**The exercise**. Return each line of the data below verbatim; pictures are to be left out.

**Stored data**.
——————————
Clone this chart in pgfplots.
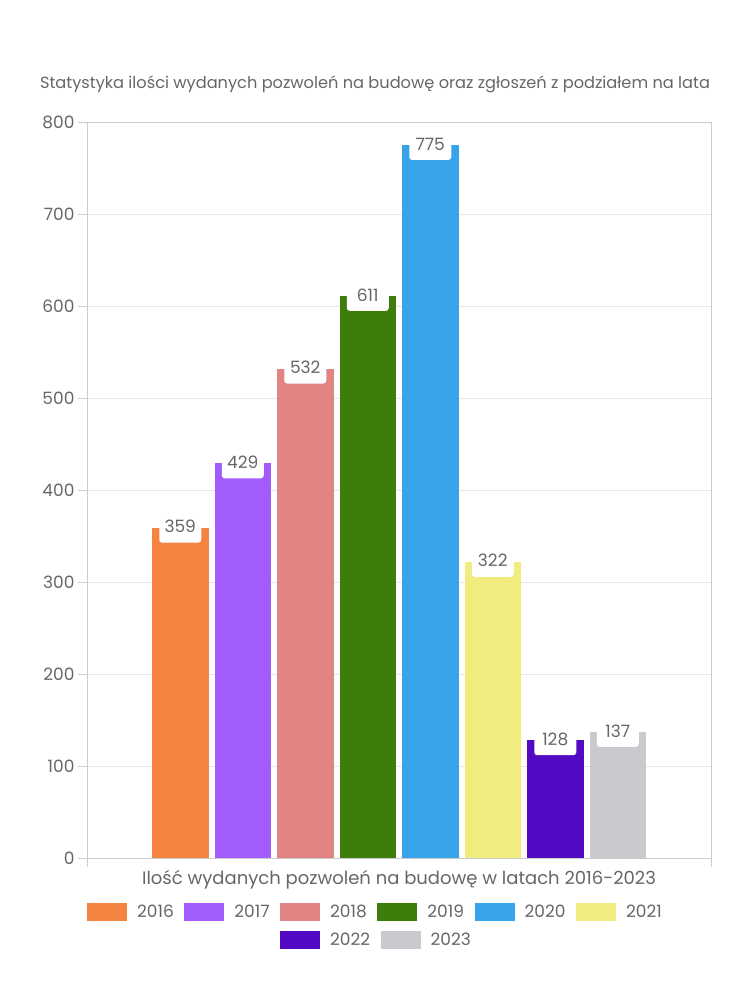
\documentclass[border=0pt]{standalone}
\usepackage{fontspec}
\setmainfont{Poppins}
\usepackage{pgfplots}
\pgfplotsset{compat=1.18}
\definecolor{c2016}{HTML}{F4843F}
\definecolor{c2017}{HTML}{A25BFD}
\definecolor{c2018}{HTML}{E08484}
\definecolor{c2019}{HTML}{3C7D0C}
\definecolor{c2020}{HTML}{37A3EB}
\definecolor{c2021}{HTML}{F0EC7D}
\definecolor{c2022}{HTML}{520BC2}
\definecolor{c2023}{HTML}{C9CACE}
\definecolor{txt}{HTML}{666666}
\definecolor{gridc}{HTML}{E6E6E6}
\definecolor{axc}{HTML}{CCCCCC}
\pgfplotsset{/pgfplots/ybar legend/.style={legend image code/.code={\fill[##1] (0pt,-9pt) rectangle (40pt,9pt);}}}
\begin{document}
\begin{tikzpicture}
\path[use as bounding box] (0pt,0pt) rectangle (750pt,1000pt);
\begin{axis}[
  at={(87pt,142pt)}, anchor=south west,
  scale only axis, width=624pt, height=736pt,
  xmin=-1, xmax=1, ymin=0, ymax=800,
  ybar=6pt, bar width=56.5pt,
  ytick={0,100,...,800},
  xtick={-1,1}, xticklabels={},
  ymajorgrids, grid style={gridc, line width=0.8pt},
  axis line style={axc, line width=0.8pt},
  tick align=outside, major tick length=9pt,
  tick style={axc, line width=0.8pt},
  ytick pos=left, xtick pos=bottom,
  /pgf/number format/assume math mode=true,
  yticklabel style={font=\fontsize{17}{20}\selectfont, text=txt},
  title={Statystyka ilości wydanych pozwoleń na budowę oraz zgłoszeń z podziałem na lata},
  title style={at={(axis description cs:0.5,1)}, anchor=center, yshift=32pt, xshift=-24pt, font=\fontsize{16.2}{19}\selectfont, text=txt},
  xlabel={Ilość wydanych pozwoleń na budowę w latach 2016-2023},
  xlabel style={at={(axis description cs:0.5,0)}, anchor=center, yshift=-22pt, font=\fontsize{18}{21}\selectfont, text=txt},
  nodes near coords,
  every node near coord/.append style={fill=white, rounded corners=3pt, text=txt, font=\fontsize{17}{20}\selectfont, anchor=center, minimum width=42pt, minimum height=32pt, inner sep=0pt, yshift=1pt},
  legend columns=6,
  legend style={at={(axis description cs:0.4607,-0.0734)}, anchor=center, draw=none, fill=none,
    font=\fontsize{17}{20}\selectfont, text=txt,
    nodes={inner sep=0pt},
    /tikz/every odd column/.append style={column sep=10pt},
    /tikz/every even column/.append style={column sep=10.6pt}},
]
\addplot[fill=c2016, draw=none] coordinates {(0,359)}; \addlegendentry{2016}
\addplot[fill=c2017, draw=none] coordinates {(0,429)}; \addlegendentry{2017}
\addplot[fill=c2018, draw=none] coordinates {(0,532)}; \addlegendentry{2018}
\addplot[fill=c2019, draw=none] coordinates {(0,611)}; \addlegendentry{2019}
\addplot[fill=c2020, draw=none] coordinates {(0,775)}; \addlegendentry{2020}
\addplot[fill=c2021, draw=none] coordinates {(0,322)}; \addlegendentry{2021}
\addplot[fill=c2022, draw=none] coordinates {(0,128)};
\addplot[fill=c2023, draw=none] coordinates {(0,137)};
\end{axis}
\begin{axis}[
  at={(87pt,142pt)}, anchor=south west,
  scale only axis, width=624pt, height=736pt,
  xmin=-1, xmax=1, ymin=0, ymax=800, hide axis,
  legend columns=2,
  legend image code/.code={\fill[#1] (0pt,-9pt) rectangle (40pt,9pt);},
  legend style={at={(axis description cs:0.4623,-0.1114)}, anchor=center, draw=none, fill=none,
    font=\fontsize{17}{20}\selectfont, text=txt,
    nodes={inner sep=0pt},
    /tikz/every odd column/.append style={column sep=10pt},
    /tikz/every even column/.append style={column sep=10.6pt}},
]
\addlegendimage{fill=c2022, draw=none}\addlegendentry{2022}
\addlegendimage{fill=c2023, draw=none}\addlegendentry{2023}
\end{axis}
\end{tikzpicture}
\end{document}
——————————
**Final answer**.
Clone this chart in pgfplots.
\documentclass[border=0pt]{standalone}
\usepackage{fontspec}
\setmainfont{Poppins}
\usepackage{pgfplots}
\pgfplotsset{compat=1.18}
\definecolor{c2016}{HTML}{F4843F}
\definecolor{c2017}{HTML}{A25BFD}
\definecolor{c2018}{HTML}{E08484}
\definecolor{c2019}{HTML}{3C7D0C}
\definecolor{c2020}{HTML}{37A3EB}
\definecolor{c2021}{HTML}{F0EC7D}
\definecolor{c2022}{HTML}{520BC2}
\definecolor{c2023}{HTML}{C9CACE}
\definecolor{txt}{HTML}{666666}
\definecolor{gridc}{HTML}{E6E6E6}
\definecolor{axc}{HTML}{CCCCCC}
\pgfplotsset{/pgfplots/ybar legend/.style={legend image code/.code={\fill[##1] (0pt,-9pt) rectangle (40pt,9pt);}}}
\begin{document}
\begin{tikzpicture}
\path[use as bounding box] (0pt,0pt) rectangle (750pt,1000pt);
\begin{axis}[
  at={(87pt,142pt)}, anchor=south west,
  scale only axis, width=624pt, height=736pt,
  xmin=-1, xmax=1, ymin=0, ymax=800,
  ybar=6pt, bar width=56.5pt,
  ytick={0,100,...,800},
  xtick={-1,1}, xticklabels={},
  ymajorgrids, grid style={gridc, line width=0.8pt},
  axis line style={axc, line width=0.8pt},
  tick align=outside, major tick length=9pt,
  tick style={axc, line width=0.8pt},
  ytick pos=left, xtick pos=bottom,
  /pgf/number format/assume math mode=true,
  yticklabel style={font=\fontsize{17}{20}\selectfont, text=txt},
  title={Statystyka ilości wydanych pozwoleń na budowę oraz zgłoszeń z podziałem na lata},
  title style={at={(axis description cs:0.5,1)}, anchor=center, yshift=32pt, xshift=-24pt, font=\fontsize{16.2}{19}\selectfont, text=txt},
  xlabel={Ilość wydanych pozwoleń na budowę w latach 2016-2023},
  xlabel style={at={(axis description cs:0.5,0)}, anchor=center, yshift=-22pt, font=\fontsize{18}{21}\selectfont, text=txt},
  nodes near coords,
  every node near coord/.append style={fill=white, rounded corners=3pt, text=txt, font=\fontsize{17}{20}\selectfont, anchor=center, minimum width=42pt, minimum height=32pt, inner sep=0pt, yshift=1pt},
  legend columns=6,
  legend style={at={(axis description cs:0.4607,-0.0734)}, anchor=center, draw=none, fill=none,
    font=\fontsize{17}{20}\selectfont, text=txt,
    nodes={inner sep=0pt},
    /tikz/every odd column/.append style={column sep=10pt},
    /tikz/every even column/.append style={column sep=10.6pt}},
]
\addplot[fill=c2016, draw=none] coordinates {(0,359)}; \addlegendentry{2016}
\addplot[fill=c2017, draw=none] coordinates {(0,429)}; \addlegendentry{2017}
\addplot[fill=c2018, draw=none] coordinates {(0,532)}; \addlegendentry{2018}
\addplot[fill=c2019, draw=none] coordinates {(0,611)}; \addlegendentry{2019}
\addplot[fill=c2020, draw=none] coordinates {(0,775)}; \addlegendentry{2020}
\addplot[fill=c2021, draw=none] coordinates {(0,322)}; \addlegendentry{2021}
\addplot[fill=c2022, draw=none] coordinates {(0,128)};
\addplot[fill=c2023, draw=none] coordinates {(0,137)};
\end{axis}
\begin{axis}[
  at={(87pt,142pt)}, anchor=south west,
  scale only axis, width=624pt, height=736pt,
  xmin=-1, xmax=1, ymin=0, ymax=800, hide axis,
  legend columns=2,
  legend image code/.code={\fill[#1] (0pt,-9pt) rectangle (40pt,9pt);},
  legend style={at={(axis description cs:0.4623,-0.1114)}, anchor=center, draw=none, fill=none,
    font=\fontsize{17}{20}\selectfont, text=txt,
    nodes={inner sep=0pt},
    /tikz/every odd column/.append style={column sep=10pt},
    /tikz/every even column/.append style={column sep=10.6pt}},
]
\addlegendimage{fill=c2022, draw=none}\addlegendentry{2022}
\addlegendimage{fill=c2023, draw=none}\addlegendentry{2023}
\end{axis}
\end{tikzpicture}
\end{document}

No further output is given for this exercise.